PG&E could be forced to spin off assets to raise cash. Some critics have been calling for a breakup of the utility or some sort of government takeover, while PG&E executives said they’re committed to overhauling how they do business.

”To be clear, we have heard the calls for change and we are determined to take action throughout this process to build the energy system our customers want and deserve,” John Simon, the company’s interim chief executive officer, said in a press release.

The utility did win a partial reprieve last week when Cal Fire said PG&E’s power lines weren’t to blame for the Tubbs Fire, the costliest and deadliest of the 2017 fires. It wasn’t enough to stave off bankruptcy.

“Those claims are still there, they still represent significant claims,” said Steve Malnight, the utility’s senior vice president for energy supply and policy.

PG&E warned about the bankruptcy filing 15 days ago, as required by state law, and utility lawyers said the heads-up accelerated the deterioration of its finances. The company’s cash supply fell by $811 million as it was forced to pre-pay for power and other needs. The company has lined up $5.5 billion in new financing that the company says is necessary to keep operations going.

“We’re not going out of business,” Malnight said.

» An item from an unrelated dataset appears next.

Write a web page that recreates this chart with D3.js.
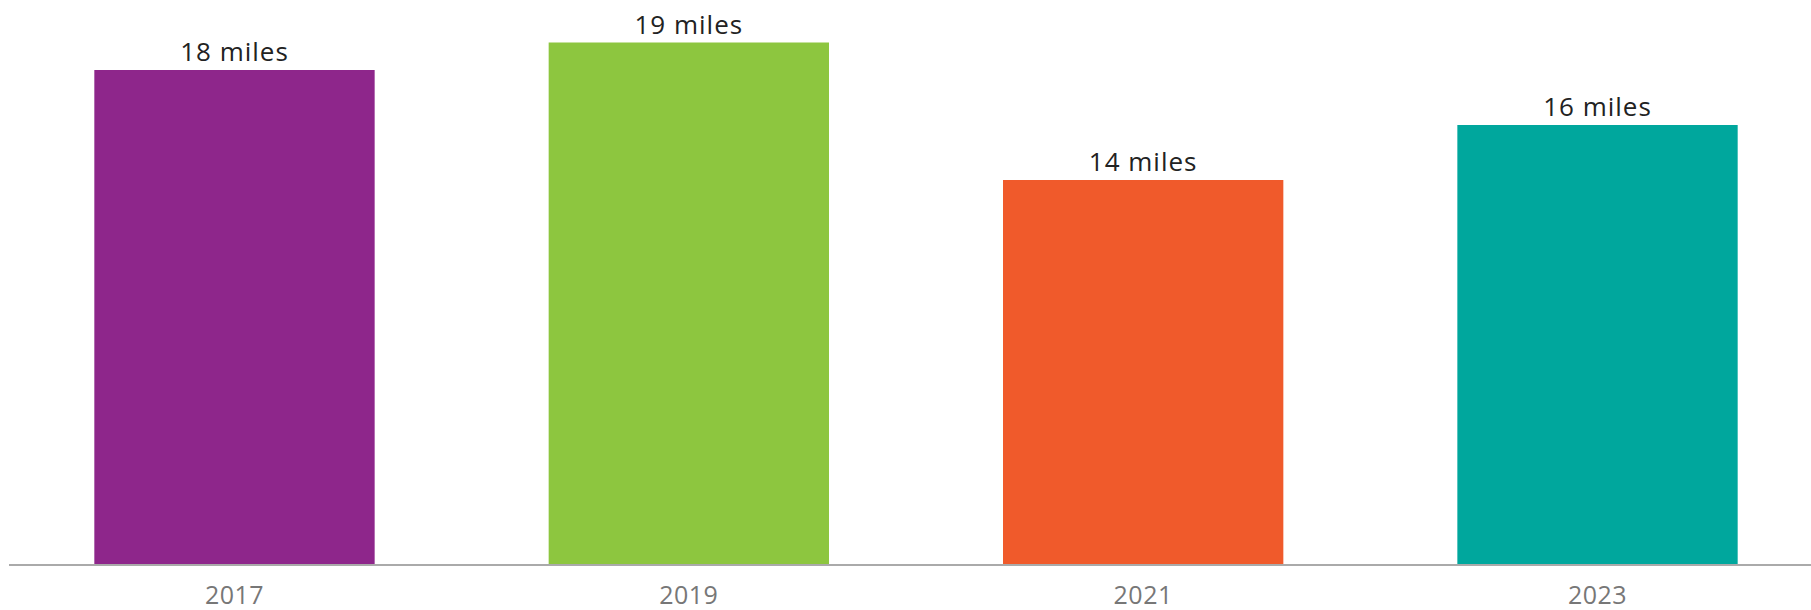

The federal judge overseeing PG&E’s probation, stemming from its criminal conviction in the 2010 San Bruno pipeline disaster, has a hearing set for Wednesday on his proposal to impose stringent wildfire-safety rules on the utility this year. That would include mandatory re-inspections of all 100,000 miles of PG&E power lines and extensive tree-cutting operations before the fire season begins in June.

PG&E has pushed back on the plan as unrealistic and said it would cost at least $75 billion. The Public Utilities Commission has also objected, saying the judge has gone too far and should leave wildfire safety to state officials.